What Happens on Tuesday

Not Monday. Not Friday. Tuesday.

Monday still has weekend momentum. Friday has promise of escape. But Tuesday? Tuesday is what you actually are.

Tuesday is the day nobody's performing. The launch event is over. The press release is old news. The CEO isn't visiting. The cameras are gone. Tuesday is just... work.

And that work — that unglamorous, routine, nobody's-watching work — is your brand.

You can spend millions on launch events, Meta ads, purpose-driven manifestos. But if the product arrives late on Tuesday, if the customer service line doesn't answer on Tuesday, if the return process is hostile on Tuesday — that's your brand.

I've watched brands obsess over their Instagram aesthetic while their actual customer experience falls apart. Beautiful feed. Terrible service. The feed is Monday. The service is Tuesday.

Amazon understood this. Their brand isn't their logo or their ads. It's the fact that on Tuesday at 3pm, you can order something and it arrives Tuesday by 8pm. That's not advertising. That's reality. And reality is brand.

Apple understood this. Their brand isn't "Think Different." It's the fact that on Tuesday afternoon, when your phone breaks, you can walk into a store and someone fixes it. Without appointments. Without runarounds. That's brand.

Pret A Manger understood this. They send mystery shoppers to every store every week. Not announced visits. Not quarterly audits. Every week. Every store. On random Tuesdays. Because they know the Tuesday experience—the sandwich made at 2pm for the office worker who just wants lunch—is their brand. Not the advertising. Not the stated values. The actual Tuesday sandwich.

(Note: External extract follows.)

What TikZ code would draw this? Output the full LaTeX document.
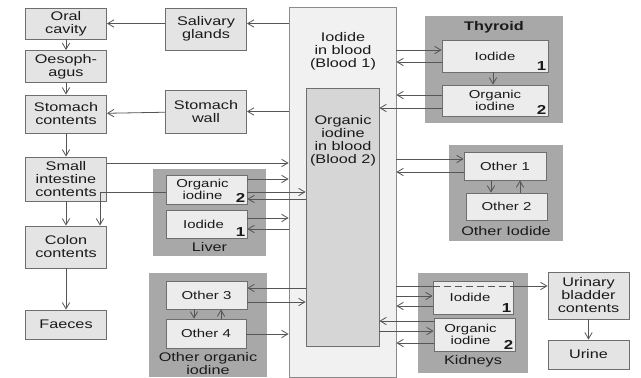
\documentclass[tikz,border=0pt]{standalone}
\usepackage{xcolor}
\usepackage{fontspec}
\setmainfont{Liberation Sans}[FakeStretch=1.3]
\usepackage{tikz}
\usetikzlibrary{arrows.meta,positioning}
\definecolor{ink}{HTML}{1A1A1A}
\definecolor{edge}{HTML}{6E6E6E}
\definecolor{wire}{HTML}{555555}
\definecolor{boxfill}{HTML}{E4E4E4}
\definecolor{cellfill}{HTML}{ECECEC}
\definecolor{organ}{HTML}{A8A8A8}
\definecolor{bloodA}{HTML}{F1F1F1}
\definecolor{bloodB}{HTML}{D6D6D6}

\begin{document}
\begin{tikzpicture}[
  x=1pt,y=-1pt,
  font=\fontsize{12.5}{13}\selectfont,
  box/.style={draw=edge,line width=0.9pt,fill=boxfill,text=ink,
              minimum width=81pt,inner sep=1pt,align=center},
  cell/.style={draw=edge,line width=0.8pt,fill=cellfill,text=ink,
               inner sep=1pt,align=center,font=\fontsize{11.5}{12.5}\selectfont},
  organbox/.style={fill=organ,inner sep=0pt},
  organlbl/.style={text=ink,inner sep=0pt},
  num/.style={anchor=south east,inner sep=2pt,text=ink,font=\fontsize{13}{13}\selectfont\bfseries},
  arr/.style={-{Straight Barb[length=2.2mm,width=2.6mm]},draw=wire,line width=0.8pt},
  wire/.style={draw=wire,line width=0.8pt},
]
\useasboundingbox (0,0) rectangle (641,378);

% blood pools
\node[draw=edge!80,line width=0.8pt,fill=bloodA,minimum width=107pt,minimum height=370pt] (blood1) at (342.5,192.5) {};
\node[draw=edge,line width=0.8pt,fill=bloodB,minimum width=73pt,minimum height=258pt] (blood2) at (342.5,217) {};
\node[organlbl,align=center] (b1txt) at (343,51) {Iodide\\in blood\\(Blood 1)};
\node[organlbl,align=center] (b2txt) at (343,141) {Organic\\iodine\\in blood\\(Blood 2)};

% gut
\node[box,minimum height=31pt] (oral) at (66,23.5) {Oral\\cavity};
\node[box,minimum height=32pt] (oeso) at (66,66.5) {Oesoph-\\agus};
\node[box,minimum height=38pt] (stom) at (66,114) {Stomach\\contents};
\node[box,minimum height=44pt] (small) at (66,179) {Small\\intestine\\contents};
\node[box,minimum height=42pt] (colon) at (66,247) {Colon\\contents};
\node[box,minimum height=29pt] (faeces) at (66,324.5) {Faeces};
\node[box,minimum height=42pt] (saliv) at (206,29) {Salivary\\glands};
\node[box,minimum height=43pt] (swall) at (206,111.5) {Stomach\\wall};

% organs
\node[organbox,minimum width=138pt,minimum height=107pt] (thyr) at (494,69.5) {};
\node[organlbl] (thyrlbl) at (494,27) {\bfseries Thyroid};
\node[cell,minimum width=106pt,minimum height=32pt,label={[num]south east:1}] (thI) at (495,56) {Iodide};
\node[cell,minimum width=106pt,minimum height=31pt,label={[num]south east:2}] (thO) at (495,100.5) {Organic\\iodine};

\node[organbox,minimum width=113pt,minimum height=87pt] (liver) at (209.5,212.5) {};
\node[organlbl] (liverlbl) at (209.5,247) {Liver};
\node[cell,minimum width=81pt,minimum height=29pt,label={[num]south east:2}] (liO) at (206.5,189.5) {Organic\hspace*{8pt}\\iodine\hspace*{8pt}};
\node[cell,minimum width=81pt,minimum height=28pt,label={[num]south east:1}] (liI) at (206.5,224) {Iodide\hspace*{6pt}};

\node[organbox,minimum width=114pt,minimum height=96pt] (othI) at (506,193) {};
\node[organlbl] (othIlbl) at (506,231) {Other Iodide};
\node[cell,minimum width=82pt,minimum height=28pt] (o1) at (505,166) {Other 1};
\node[cell,minimum width=81pt,minimum height=27pt] (o2) at (506.5,206.5) {Other 2};

\node[organbox,minimum width=118pt,minimum height=104pt] (othO) at (208,325) {};
\node[organlbl,align=center] (othOlbl) at (208,363.5) {Other organic\\iodine};
\node[cell,minimum width=81pt,minimum height=28pt] (o3) at (206.5,295) {Other 3};
\node[cell,minimum width=80pt,minimum height=29pt] (o4) at (206,333.5) {Other 4};

\node[organbox,minimum width=110pt,minimum height=100pt] (kid) at (473,323) {};
\node[organlbl] (kidlbl) at (473,361) {Kidneys};
\node[cell,minimum width=80pt,minimum height=33pt,label={[num]south east:1}] (kI) at (473,297.5) {Iodide\hspace*{6pt}};
\node[cell,minimum width=81pt,minimum height=33pt,label={[num]south east:2}] (kO) at (474.5,334.5) {Organic\hspace*{8pt}\\iodine\hspace*{8pt}};

% excretion
\node[box,minimum height=47pt] (urin) at (588.5,295.5) {Urinary\\bladder\\contents};
\node[box,minimum height=29pt] (urine) at (588.5,354.5) {Urine};

% gut flows
\draw[arr] (blood1.west |- oral) -- (saliv.east |- oral);
\draw[arr] (saliv.west |- oral) -- (oral);
\draw[arr] (blood1.west |- swall) -- (swall);
\draw[arr] (swall) -- (stom);
\draw[arr] (oral) -- (oeso);
\draw[arr] (oeso) -- (stom);
\draw[arr] (stom) -- (small);
\draw[arr] (small) -- (colon);
\draw[arr] (colon) -- (faeces);
\draw[arr] (small.east |- 0,163) -- (blood1.west |- 0,163);

% liver
\draw[arr] (liO.east |- 0,179) -- (blood1.west |- 0,179);
\draw[arr] (liO.east |- 0,192) -- (blood2.west |- 0,192);
\draw[arr] (blood2.west |- 0,199) -- (liO.east |- 0,199);
\draw[arr] (liI.east |- 0,218) -- (blood1.west |- 0,218);
\draw[arr] (blood1.west |- 0,229) -- (liI.east |- 0,229);
\draw[arr] (liO.west |- 0,192) -| (colon.north -| 100,0);

% thyroid
\draw[arr] (blood1.east |- 0,50) -- (thI.west |- 0,50);
\draw[arr] (thI.west |- 0,62) -- (blood1.east |- 0,62);
\draw[arr] (thI.south -| 493,0) -- (thO.north -| 493,0);
\draw[arr] (thO.west |- 0,95) -- (blood1.east |- 0,95);
\draw[arr] (thO.west |- 0,108) -- (blood2.east |- 0,108);

% other iodide
\draw[arr] (blood1.east |- 0,159) -- (o1.west |- 0,159);
\draw[arr] (o1.west |- 0,172) -- (blood1.east |- 0,172);
\draw[arr] (o1.south -| 491,0) -- (o2.north -| 491,0);
\draw[arr] (o2.north -| 520,0) -- (o1.south -| 520,0);

% other organic iodine
\draw[arr] (blood2.west |- 0,288) -- (o3.east |- 0,288);
\draw[arr] (o3.east |- 0,302) -- (blood2.west |- 0,302);
\draw[arr] (o3.south -| 194,0) -- (o4.north -| 194,0);
\draw[arr] (o4.north -| 221,0) -- (o3.south -| 221,0);
\draw[arr] (o4.east |- 0,334) -- (blood1.west |- 0,334);

% kidneys
\draw[wire] (blood1.east |- 0,286) -- (kI.west |- 0,286);
\draw[wire,dash pattern=on 7pt off 4pt] (kI.west |- 0,286) -- (kI.east |- 0,286);
\draw[arr] (kI.east |- 0,286) -- (urin.west |- 0,286);
\draw[arr] (blood1.east |- 0,296) -- (kI.west |- 0,296);
\draw[arr] (kI.west |- 0,306) -- (blood1.east |- 0,306);
\draw[arr] (kO.west |- 0,321) -- (blood2.east |- 0,321);
\draw[arr] (blood2.east |- 0,331) -- (kO.west |- 0,331);
\draw[arr] (kO.west |- 0,343) -- (blood1.east |- 0,343);
\draw[arr] (urin) -- (urine);
\end{tikzpicture}
\end{document}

Patagonia understood this. Their brand isn't their environmental messaging. It's that on Tuesday, if you tear your jacket, they'll repair it for free. Forever. That's not marketing. That's values made operational.

The gap between what brands say and what brands do is where trust dies. And it dies on Tuesday.

Because people don't experience your brand strategy. They experience your product, your service, your policies, your people. And they experience it on ordinary days when nobody's watching except them.

So here's the test: what happens on Tuesday? When the launch excitement fades, when the campaign ends, when it's just another day — what does your brand actually do?

What happens on Tuesday is what you are. Everything else is just what you wish you were.